Di pertengahan tahun 2013 Kurikulum
Tingkat Satuan Pendidikan (KTSP) resmi diberhentikan diganti dengan Kurikulum
2013. Kurikulum yang dikembangkan atas dasar dan alasan tantangan masa depan, sehingga
diharapkan mampu menyiapkan sumber daya manusia Indonesia yang siap bersaing
dengan negara-negara Asean. Dan faktanya disaat sudah diberlakukan setengah
jalan tapi justru diberhentikan. Ini jelas menjadikan keteraturan kurikulum di
Indonesia menjadi sangat rancu. Penghapusan kurikulum 2013 dan diberlakukan
kembali kurikulum KTSP merupakan salah
satu bukti terjadinya malpraktek dalam kurikulum pendidikan kita. Dan lagi
guru, masyarakat bahkan siswa menjadi korban atas kebijakan pemerintah yang
asal-asalan. Jika perubahan kurikulum baru bertujuan untuk memperbaiki dan
merombak sistem pendidikan sebelumnya, maka penerapannya tidak boleh hanya sekedar
untuk coba-coba. Seharusnya sebelum suatu kurikulum diberlakukan harus dikaji
secara matang dan harus mempertimbangkan kesiapan pemakai dan pelaksana program
pendidikan. Terlebih lagi, tidak mudah mengubah sistem yang sudah terbiasa dijalani
dengan sistem lain dalam hitungan waktu yang relatif singkat.
Mari belajar pada negera Finlandia,
negara dengan sistem pendidikan terbaik di dunia. Di sana kurikulum yang
diterapkan cukup konsisten, tidak ada istilah gonta-ganti kebijakan. Kewenangan
dalam pembuatan kurikulum tidak berpusat pada pemerintah, pemerintah hanya membuat
pedoman nasional pendidikan. Kewenangan diserahkan kepada guru, dan yang paling
menonjol orang tua juga dilibatkan untuk mengevaluasi kurikulum, karena
pemerintah sadar guru dan orang tualah yang memiliki peran penting dalam
perkembangan dan kebutuhan peserta didik. Sehingga peserta didik merasa senang
bersekolah tidak terbebani dengan teori-teori berat, semua sekolah menunjukkan
kualitas terbaiknya, tidak ada sekolah yang paling unggul karena sistem
pendidikan di Finlandia dibangun dengan dasar kesetaraan, sekolah tidak hanya
gratis tapi juga berkualitas karena memang pendidik-pendidik sebagai sentral
utama pelaku program pendidikan memiliki mutu yang luar biasa, nasib guru
sangat diperhatikan oleh pemerintah.
Jadi di sini yang perlu dibenahi
dalam sistem pendidikan Indonesia bukan hanya sekedar pembaharuan kurikulum,
tapi pemerataan pendidikan dan
pembaharuan kualitas guru juga perlu mendapat perhatian khusus.
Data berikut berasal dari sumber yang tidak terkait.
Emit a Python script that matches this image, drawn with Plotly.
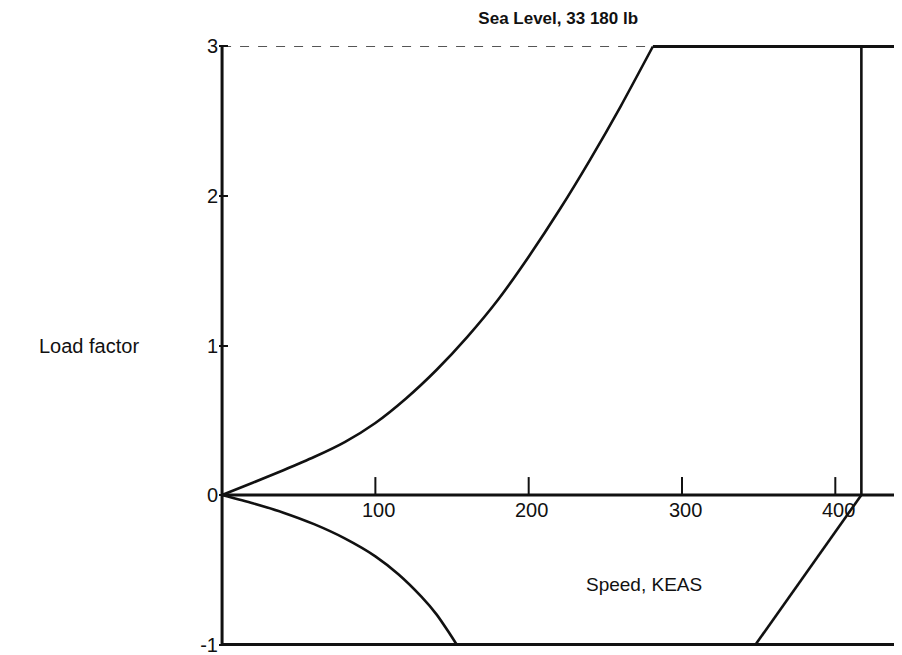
import plotly.graph_objects as go

# V-n envelope, sea level, 33 180 lb  (speed in KEAS, load factor n)
upper_v = [0, 20, 40, 60, 80, 100, 120, 140, 160, 180, 200, 220, 240, 260, 281]
upper_n = [0, 0.082, 0.166, 0.254, 0.354, 0.482, 0.646, 0.838, 1.058, 1.306, 1.594, 1.906, 2.242, 2.600, 3.0]

lower_v = [0, 20, 40, 60, 80, 100, 115, 130, 140, 148, 153]
lower_n = [0, -0.055, -0.118, -0.195, -0.29, -0.41, -0.53, -0.68, -0.80, -0.92, -1.0]

n_max, n_min = 3.0, -1.0
v_dive = 417
v_neg_corner = 348
v_end = 443.5

x_ticks = [100, 200, 300, 400]
y_ticks = [-1, 0, 1, 2, 3]
y_ticktext = ["-1", "0", "1", "2", "3"]

FONT = "Liberation Sans, Arial, sans-serif"
INK = "#111111"

fig = go.Figure()


def seg(x, y, width=3, dash="solid", color=INK):
    fig.add_trace(go.Scatter(x=x, y=y, mode="lines", cliponaxis=False, hoverinfo="skip",
                             line=dict(color=color, width=width, dash=dash)))


# frame / reference lines
seg([0, 0], [n_min, n_max], width=3)
seg([0, v_end], [0, 0], width=3)
seg([0, v_end], [n_min, n_min], width=3)
seg([0, upper_v[-1]], [n_max, n_max], width=1.2, dash="dash", color="#555555")
seg([upper_v[-1], v_end], [n_max, n_max], width=3)

# envelope
fig.add_trace(go.Scatter(x=upper_v, y=upper_n, mode="lines", hoverinfo="skip",
                         line=dict(color=INK, width=2.6, shape="spline", smoothing=0.6)))
fig.add_trace(go.Scatter(x=lower_v, y=lower_n, mode="lines", hoverinfo="skip",
                         line=dict(color=INK, width=2.6, shape="spline", smoothing=0.6)))
seg([v_dive, v_dive], [0, n_max], width=2.6)
seg([v_neg_corner, v_dive], [n_min, 0], width=2.6)

# speed ticks sit on the zero line
for v in x_ticks:
    seg([v, v], [0, 0.12], width=2)
    fig.add_annotation(x=v, y=0, text=str(v), showarrow=False, yanchor="top", yshift=-2, xshift=3,
                       font=dict(family=FONT, size=20, color=INK))

fig.add_annotation(x=275, y=-0.6, text="Speed, KEAS", showarrow=False,
                   font=dict(family=FONT, size=19, color=INK))
fig.add_annotation(x=-0.19, xref="paper", xanchor="center", y=1.0, yref="y", text="Load factor",
                   showarrow=False, font=dict(family=FONT, size=20, color=INK))

# page body adds an 8 px offset, margins compensate for it
fig.update_layout(
    width=902, height=655,
    margin=dict(l=211, r=8, t=34, b=11),
    plot_bgcolor="white", paper_bgcolor="white",
    showlegend=False,
    title=dict(text="<b>Sea Level, 33 180 lb</b>", x=0.61, xanchor="center", y=0.985, yanchor="middle",
               font=dict(family=FONT, size=17, color=INK)),
    xaxis=dict(range=[-2, v_end], showgrid=False, zeroline=False, showline=False,
               showticklabels=False, ticks=""),
    yaxis=dict(range=[-1.03, 3.03], showgrid=False, zeroline=False, showline=False,
               tickvals=y_ticks, ticktext=y_ticktext, ticks="inside", ticklen=9, tickwidth=2,
               tickcolor=INK, tickfont=dict(family=FONT, size=20, color=INK)),
)

fig.write_html("out.html")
Karena sehebat
apapun subtansi yang ada pada kurikulum tidak dapat tersampaikan jika
pendidikan kita belum merata apalagi guru hanya bermodal standar bukan mengembangkan potensi yang sudah ada. Jikapun
kewenangan pembuatan kurikulum masih dipegang oleh pemerintah, seharusnya pemerintah
sebagai pemegang sentral kebijakan pendidikan juga harus melibatkan mahasiswa
dan guru dalam pembaharuan-pembaharuan kurikulum, sosialisasi juga harus gencar
dilakukan dengan persiapan yang cukup matang. Dengan demikian tidak akan terjadi kedangkalan
pengetahuan dalam mengimplementasikan program pendidikan di sekolah sehingga
malpraktek kurikulum yang sering terjadi di negeri ini dapat dihentikan.